AS they prepare for their second year in office and another busy season, the Zimbabwe Rugby Union have done commendably well to take stock of their maiden year in charge with their president, Aaron Jani, outlining a grand vision anchored on re-establishing a national league.
Jani took over a ZRU that was coming from a tumultuous period during which time business had literally ground to a halt at the union and in which the Sables were barely recognisable as a national team.
Having been a former player, for both the national team and Bulawayo giants Old Miltonians in the era of the inter-cities league, Jani knows all too well the significance of a healthy national league for any sport.
It is against this background that the ZRU’s move to vigorously pursue the re-establishment of a branded national league must be commended and supported.
The union need every backing they can get to harness support from the corporate sector through various sponsorship packages that could in turn make it easier for teams to travel and be accommodated across the country.
Ultimately, all development programmes in domestic rugby should result in a competitive national team able to qualify for major showcases like the World Cup and winning the Africa Cup on a regular basis.

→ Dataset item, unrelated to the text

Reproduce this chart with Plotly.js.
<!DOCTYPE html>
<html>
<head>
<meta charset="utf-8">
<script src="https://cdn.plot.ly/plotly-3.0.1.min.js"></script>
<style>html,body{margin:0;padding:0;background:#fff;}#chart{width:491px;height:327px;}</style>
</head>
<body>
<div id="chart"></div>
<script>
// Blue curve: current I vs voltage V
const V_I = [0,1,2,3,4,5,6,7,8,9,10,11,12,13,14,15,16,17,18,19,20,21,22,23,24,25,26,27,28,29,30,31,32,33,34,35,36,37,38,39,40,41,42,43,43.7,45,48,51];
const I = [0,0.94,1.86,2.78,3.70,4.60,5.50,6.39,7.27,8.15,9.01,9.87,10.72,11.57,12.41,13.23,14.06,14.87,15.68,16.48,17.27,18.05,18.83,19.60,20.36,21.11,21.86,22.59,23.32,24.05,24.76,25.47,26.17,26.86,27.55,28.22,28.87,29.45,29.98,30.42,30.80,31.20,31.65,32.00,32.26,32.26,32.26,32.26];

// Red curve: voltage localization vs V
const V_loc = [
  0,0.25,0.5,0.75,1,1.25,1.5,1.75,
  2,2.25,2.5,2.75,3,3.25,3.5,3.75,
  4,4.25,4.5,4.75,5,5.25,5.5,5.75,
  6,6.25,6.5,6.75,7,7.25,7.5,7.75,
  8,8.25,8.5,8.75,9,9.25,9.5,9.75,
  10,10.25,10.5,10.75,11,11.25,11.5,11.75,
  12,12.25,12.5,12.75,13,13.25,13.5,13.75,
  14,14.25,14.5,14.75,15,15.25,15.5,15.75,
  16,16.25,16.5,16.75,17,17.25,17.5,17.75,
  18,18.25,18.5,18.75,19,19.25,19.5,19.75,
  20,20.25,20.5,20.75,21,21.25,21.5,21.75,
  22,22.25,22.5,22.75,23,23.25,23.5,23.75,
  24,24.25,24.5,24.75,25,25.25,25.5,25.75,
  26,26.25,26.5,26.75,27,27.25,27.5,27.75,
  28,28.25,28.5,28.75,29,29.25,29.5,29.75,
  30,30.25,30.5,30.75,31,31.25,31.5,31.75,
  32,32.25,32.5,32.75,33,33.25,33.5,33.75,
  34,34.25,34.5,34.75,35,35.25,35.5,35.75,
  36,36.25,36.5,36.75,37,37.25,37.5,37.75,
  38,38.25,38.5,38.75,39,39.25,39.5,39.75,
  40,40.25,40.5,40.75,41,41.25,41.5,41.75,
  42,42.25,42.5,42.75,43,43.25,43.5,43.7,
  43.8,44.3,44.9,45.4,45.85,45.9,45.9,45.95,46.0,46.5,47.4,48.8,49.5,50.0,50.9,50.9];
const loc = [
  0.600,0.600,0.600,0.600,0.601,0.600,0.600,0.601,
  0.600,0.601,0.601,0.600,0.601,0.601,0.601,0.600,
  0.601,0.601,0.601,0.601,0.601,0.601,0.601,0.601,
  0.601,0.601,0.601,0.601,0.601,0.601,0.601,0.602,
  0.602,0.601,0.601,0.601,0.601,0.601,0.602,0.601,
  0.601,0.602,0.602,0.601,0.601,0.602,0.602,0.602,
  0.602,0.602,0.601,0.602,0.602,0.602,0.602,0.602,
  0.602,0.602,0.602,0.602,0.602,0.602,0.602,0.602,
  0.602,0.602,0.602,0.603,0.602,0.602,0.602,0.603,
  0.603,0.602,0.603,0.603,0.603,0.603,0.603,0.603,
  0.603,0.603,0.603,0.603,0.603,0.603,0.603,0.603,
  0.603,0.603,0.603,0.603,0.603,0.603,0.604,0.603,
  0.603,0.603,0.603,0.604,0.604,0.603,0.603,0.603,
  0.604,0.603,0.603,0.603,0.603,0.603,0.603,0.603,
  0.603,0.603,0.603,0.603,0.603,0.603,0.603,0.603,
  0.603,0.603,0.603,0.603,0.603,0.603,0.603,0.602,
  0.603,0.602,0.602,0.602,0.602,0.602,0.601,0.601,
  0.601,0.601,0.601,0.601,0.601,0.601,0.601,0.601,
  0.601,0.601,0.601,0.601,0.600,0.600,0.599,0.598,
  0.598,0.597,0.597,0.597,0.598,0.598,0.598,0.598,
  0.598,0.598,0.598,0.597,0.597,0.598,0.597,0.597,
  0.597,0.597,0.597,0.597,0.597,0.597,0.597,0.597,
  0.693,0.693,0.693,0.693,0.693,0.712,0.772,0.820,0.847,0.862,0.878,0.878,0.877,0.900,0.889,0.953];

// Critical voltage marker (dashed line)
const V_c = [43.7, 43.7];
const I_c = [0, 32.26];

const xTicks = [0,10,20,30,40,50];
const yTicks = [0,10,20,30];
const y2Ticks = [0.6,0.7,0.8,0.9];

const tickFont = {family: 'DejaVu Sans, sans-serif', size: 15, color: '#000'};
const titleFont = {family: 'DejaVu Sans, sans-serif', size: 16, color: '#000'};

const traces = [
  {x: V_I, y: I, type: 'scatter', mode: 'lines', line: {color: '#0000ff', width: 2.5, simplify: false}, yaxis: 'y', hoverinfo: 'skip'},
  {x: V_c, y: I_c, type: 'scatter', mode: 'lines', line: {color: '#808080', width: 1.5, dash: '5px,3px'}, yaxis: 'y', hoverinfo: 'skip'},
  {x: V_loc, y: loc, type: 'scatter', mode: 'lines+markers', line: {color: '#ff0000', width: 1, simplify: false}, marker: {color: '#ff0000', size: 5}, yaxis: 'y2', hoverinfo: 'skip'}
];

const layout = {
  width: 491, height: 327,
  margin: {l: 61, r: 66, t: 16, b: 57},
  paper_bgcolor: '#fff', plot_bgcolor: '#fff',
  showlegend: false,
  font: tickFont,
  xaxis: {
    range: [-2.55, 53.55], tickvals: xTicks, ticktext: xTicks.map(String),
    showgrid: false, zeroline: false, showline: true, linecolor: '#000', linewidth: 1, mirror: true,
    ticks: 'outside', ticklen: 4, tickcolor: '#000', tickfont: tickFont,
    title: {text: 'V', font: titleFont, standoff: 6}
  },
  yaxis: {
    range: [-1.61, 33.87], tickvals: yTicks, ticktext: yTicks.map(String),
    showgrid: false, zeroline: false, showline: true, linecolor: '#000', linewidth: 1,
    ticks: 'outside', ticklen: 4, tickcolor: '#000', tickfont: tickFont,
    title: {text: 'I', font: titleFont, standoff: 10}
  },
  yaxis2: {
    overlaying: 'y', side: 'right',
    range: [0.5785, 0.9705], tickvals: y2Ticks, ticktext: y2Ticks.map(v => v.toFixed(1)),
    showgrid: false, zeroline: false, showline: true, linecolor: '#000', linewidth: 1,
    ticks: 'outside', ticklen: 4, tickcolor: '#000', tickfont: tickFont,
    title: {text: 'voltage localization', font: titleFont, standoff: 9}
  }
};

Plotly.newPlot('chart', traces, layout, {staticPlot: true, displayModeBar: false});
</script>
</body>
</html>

It is an undoubted fact that Zimbabwe is blessed with a lot of talented rugby players, based at home and dotted around the globe, with some having even opted to switch nationalities in order to ply their trade on the more high-profile stages.
But, the move to set up a competitive national league, which follows the re-introduction of the Under-21 league, is a step in the right direction by a leadership that has also exhibited sound corporate governance qualities when establishing the Sables Trust — a commercial vehicle that has done very well to cater for the senior national team’s sponsorship and welfare issues.

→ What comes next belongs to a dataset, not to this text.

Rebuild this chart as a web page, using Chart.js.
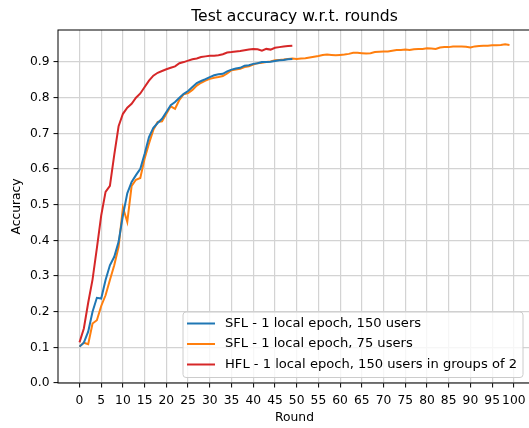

Jani has also noted the growth of women sport, across all disciplines, and acknowledged that rugby needed to bolster its women’s league structures.
His clarion call for more administrators to come on board and join the ZRU in growing the junior and women’s game speaks to a grand vision that should at the end of the next three years make dreams of World Cup qualification a more realistic target.
Rugby, being the country’s third biggest sport after football and cricket, needs to be in a healthy and vibrant state if sport in Zimbabwe is to move along with global trends where it has become a big industry worth billions of dollars.
After conquering Africa, albeit with very limited resources and also being one of only four African countries at the 2018 Rugby Sevens World Cup, the Cheetahs are also in with a very strong chance to qualify for the 2020 Olympic Games in Tokyo, Japan.
That could, somewhat, atone for the Sables’ failure to qualify for this year’s World Cup which incidentally will also be staged in Japan.
It is imperative that Jani and his two deputies — Martin Shone and Losson Mtongwiza — ensure that they keep the ZRU ship steady and also move to attract television coverage for the domestic game given the mega bucks that sport now reaps from TV rights.
While they may have audacious plans in store, the ZRU must also be cautious enough to take note of the tough economic operating environment and ensure their ambitious bid to get rugby to bounce back to its former glory, does not suffer a stillbirth.
We also implore on the ZRU to pull out all the stops and ensure the Sables do not suffer the ignominy of fighting against relegation from the Africa Gold Cup this year.
Crucially, for the ZRU, there are reports of a major buy-in of their vision from the Government, which follows their meeting with Youth, Sport, Arts and Recreation Minister Kirsty Coventry.
The union could also use the upcoming Harare International Sevens tournament from March 22-24 to not only showcase the Cheetahs’ qualities but remind the world of Zimbabwe’s capacity as a peaceful and hospitable nation.
That the union have been able to lure such a high-profile coach like Peter de Villiers to this country underlines the fact that Zimbabwe rugby has the capacity to bounce back and 2019 could the year to take that recovery path to a higher level.
We believe the game can only get better.